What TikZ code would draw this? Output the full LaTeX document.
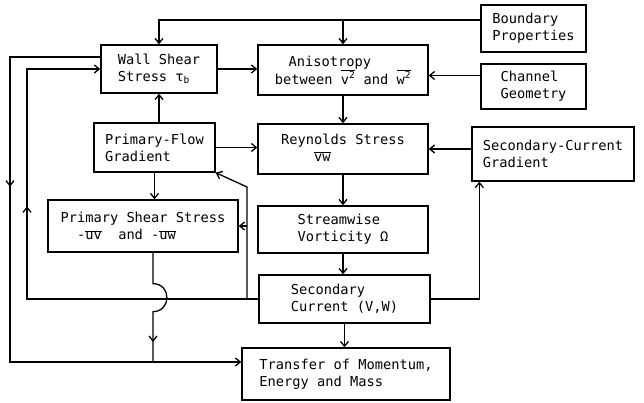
\documentclass[tikz,border=0pt]{standalone}
\usepackage{fontspec}
\setmonofont{DejaVu Sans Mono}
\usetikzlibrary{arrows.meta,decorations.markings}
\newcommand{\ovl}[1]{$\overline{\hbox{#1}}$}

\begin{document}
\begin{tikzpicture}[x=1pt, y=-1pt, line width=1.3pt,
  >={Straight Barb[length=5pt,width=8pt]},
  blk/.style 2 args={draw, inner sep=0pt, align=left, minimum width=#1, minimum height=#2,
    font=\ttfamily\fontsize{13.7}{17}\selectfont},
  midarrow/.style={postaction={decorate},
    decoration={markings, mark=at position #1 with {\arrow{>}}}}]
\useasboundingbox (0,0) rectangle (644,403);

% boxes
\node[blk={116pt}{48pt}] (ws) at (159,69) {Wall Shear\\Stress τ\textsubscript{b}};
\node[blk={170pt}{50pt}] (aniso) at (343,70) {\hspace*{1em}Anisotropy\\between \ovl{v\textsuperscript{2}} and \ovl{w\textsuperscript{2}}};
\node[blk={105pt}{47pt}] (bound) at (533.5,28.5) {Boundary\\Properties};
\node[blk={105pt}{45pt}] (chan) at (533.5,86.5) {Channel\\Geometry};
\node[blk={121pt}{49pt}] (pfg) at (154.5,147.5) {Primary-Flow\\Gradient};
\node[blk={170pt}{50pt}] (rey) at (343,149) {Reynolds Stress\\\phantom{Reyn}\ovl{vw}};
\node[blk={162pt}{54pt}] (scg) at (553,154) {Secondary-Current\\Gradient};
\node[blk={190pt}{52pt}] (pss) at (143,226) {Primary Shear Stress\\\phantom{Pr}-\ovl{uv}\phantom{--}and -\ovl{uw}};
\node[blk={170pt}{47pt}] (vort) at (343,229.5) {Streamwise\\Vorticity Ω};
\node[blk={171pt}{48pt}] (sc) at (344.5,299) {Secondary\\Current (V,W)};
\node[blk={208pt}{52pt}] (tr) at (346,374) {Transfer of Momentum,\\Energy and Mass};

% free ends of the side lines
\coordinate (toprail) at ([yshift=8.5pt]bound.west);
\coordinate (lanea) at (10,0);
\coordinate (laneb) at (27,0);
\coordinate (bend) at (247,187);
\coordinate (jn) at (153,362);

% main chain
\draw[->] (toprail) -| (ws.north);
\draw[->] (toprail -| aniso.north) -- (aniso.north);
\draw[->] (ws.east) -- (ws.east -| aniso.west);
\draw[->] ([yshift=11pt]chan.west) -- ([yshift=11pt]chan.west -| aniso.east);
\draw[->] (aniso.south) -- (rey.north);
\draw[->] (pfg.north -| ws.south) -- (ws.south);
\draw[->] (pfg.east) -- (pfg.east -| rey.west);
\draw[->] (pfg.south) -- (pfg.south |- pss.north);
\draw[->] (scg.west |- rey.east) -- (rey.east);
\draw[->] (rey.south) -- (vort.north);
\draw[->] (vort.south) -- (vort.south |- sc.north);
\draw[->] (sc.south) -- (sc.south |- tr.north);
\draw[->] (sc.east) -| ([xshift=8pt]scg.south west);

% feedback lines
\draw[->, midarrow=324pt] (sc.west) -- (sc.west -| laneb) |- (ws.west);
\draw[->] (sc.west -| bend) -- (bend) -- (pfg.south east);
\draw[->] (pss.east -| bend) -- (pss.east);
\draw[->, midarrow=220pt] ([yshift=12pt]ws.west) -- ([yshift=12pt]ws.west -| lanea) |- ([yshift=12pt]tr.west);
\draw[midarrow=-20pt] (pss.south -| jn) -- ++(0,31) to[out=0, in=0, looseness=1.7] ++(0,28) -- (jn);

\end{tikzpicture}
\end{document}
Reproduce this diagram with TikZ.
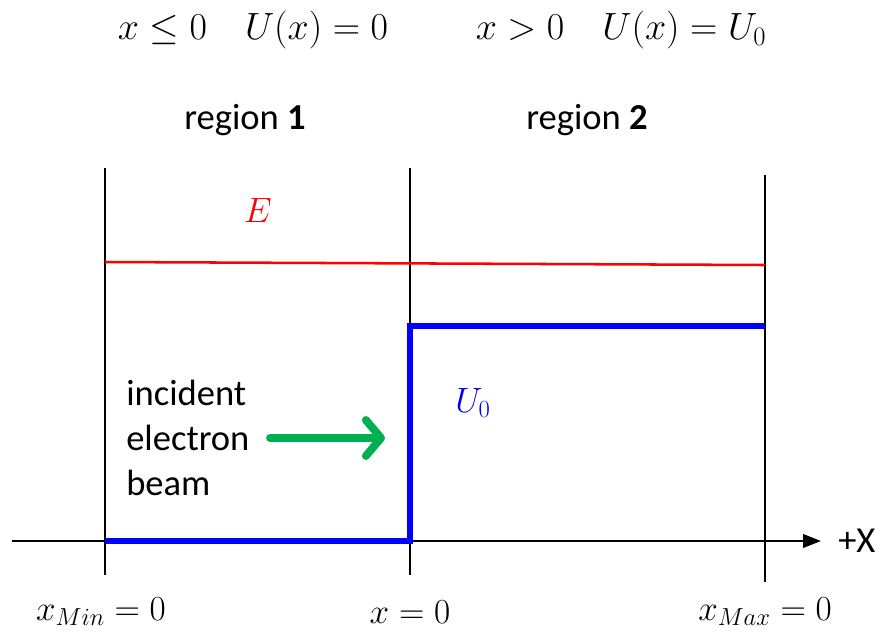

Set problem: All the lines above are to be given again exactly as they read, with the pictures removed.

Task answer:
What TikZ code would draw this? Output the full LaTeX document.
\documentclass[tikz,border=0pt]{standalone}
\usepackage{fontspec}
\setmonofont{DejaVu Sans Mono}
\usetikzlibrary{arrows.meta,decorations.markings}
\newcommand{\ovl}[1]{$\overline{\hbox{#1}}$}

\begin{document}
\begin{tikzpicture}[x=1pt, y=-1pt, line width=1.3pt,
  >={Straight Barb[length=5pt,width=8pt]},
  blk/.style 2 args={draw, inner sep=0pt, align=left, minimum width=#1, minimum height=#2,
    font=\ttfamily\fontsize{13.7}{17}\selectfont},
  midarrow/.style={postaction={decorate},
    decoration={markings, mark=at position #1 with {\arrow{>}}}}]
\useasboundingbox (0,0) rectangle (644,403);

% boxes
\node[blk={116pt}{48pt}] (ws) at (159,69) {Wall Shear\\Stress τ\textsubscript{b}};
\node[blk={170pt}{50pt}] (aniso) at (343,70) {\hspace*{1em}Anisotropy\\between \ovl{v\textsuperscript{2}} and \ovl{w\textsuperscript{2}}};
\node[blk={105pt}{47pt}] (bound) at (533.5,28.5) {Boundary\\Properties};
\node[blk={105pt}{45pt}] (chan) at (533.5,86.5) {Channel\\Geometry};
\node[blk={121pt}{49pt}] (pfg) at (154.5,147.5) {Primary-Flow\\Gradient};
\node[blk={170pt}{50pt}] (rey) at (343,149) {Reynolds Stress\\\phantom{Reyn}\ovl{vw}};
\node[blk={162pt}{54pt}] (scg) at (553,154) {Secondary-Current\\Gradient};
\node[blk={190pt}{52pt}] (pss) at (143,226) {Primary Shear Stress\\\phantom{Pr}-\ovl{uv}\phantom{--}and -\ovl{uw}};
\node[blk={170pt}{47pt}] (vort) at (343,229.5) {Streamwise\\Vorticity Ω};
\node[blk={171pt}{48pt}] (sc) at (344.5,299) {Secondary\\Current (V,W)};
\node[blk={208pt}{52pt}] (tr) at (346,374) {Transfer of Momentum,\\Energy and Mass};

% free ends of the side lines
\coordinate (toprail) at ([yshift=8.5pt]bound.west);
\coordinate (lanea) at (10,0);
\coordinate (laneb) at (27,0);
\coordinate (bend) at (247,187);
\coordinate (jn) at (153,362);

% main chain
\draw[->] (toprail) -| (ws.north);
\draw[->] (toprail -| aniso.north) -- (aniso.north);
\draw[->] (ws.east) -- (ws.east -| aniso.west);
\draw[->] ([yshift=11pt]chan.west) -- ([yshift=11pt]chan.west -| aniso.east);
\draw[->] (aniso.south) -- (rey.north);
\draw[->] (pfg.north -| ws.south) -- (ws.south);
\draw[->] (pfg.east) -- (pfg.east -| rey.west);
\draw[->] (pfg.south) -- (pfg.south |- pss.north);
\draw[->] (scg.west |- rey.east) -- (rey.east);
\draw[->] (rey.south) -- (vort.north);
\draw[->] (vort.south) -- (vort.south |- sc.north);
\draw[->] (sc.south) -- (sc.south |- tr.north);
\draw[->] (sc.east) -| ([xshift=8pt]scg.south west);

% feedback lines
\draw[->, midarrow=324pt] (sc.west) -- (sc.west -| laneb) |- (ws.west);
\draw[->] (sc.west -| bend) -- (bend) -- (pfg.south east);
\draw[->] (pss.east -| bend) -- (pss.east);
\draw[->, midarrow=220pt] ([yshift=12pt]ws.west) -- ([yshift=12pt]ws.west -| lanea) |- ([yshift=12pt]tr.west);
\draw[midarrow=-20pt] (pss.south -| jn) -- ++(0,31) to[out=0, in=0, looseness=1.7] ++(0,28) -- (jn);

\end{tikzpicture}
\end{document}
Reproduce this diagram with TikZ.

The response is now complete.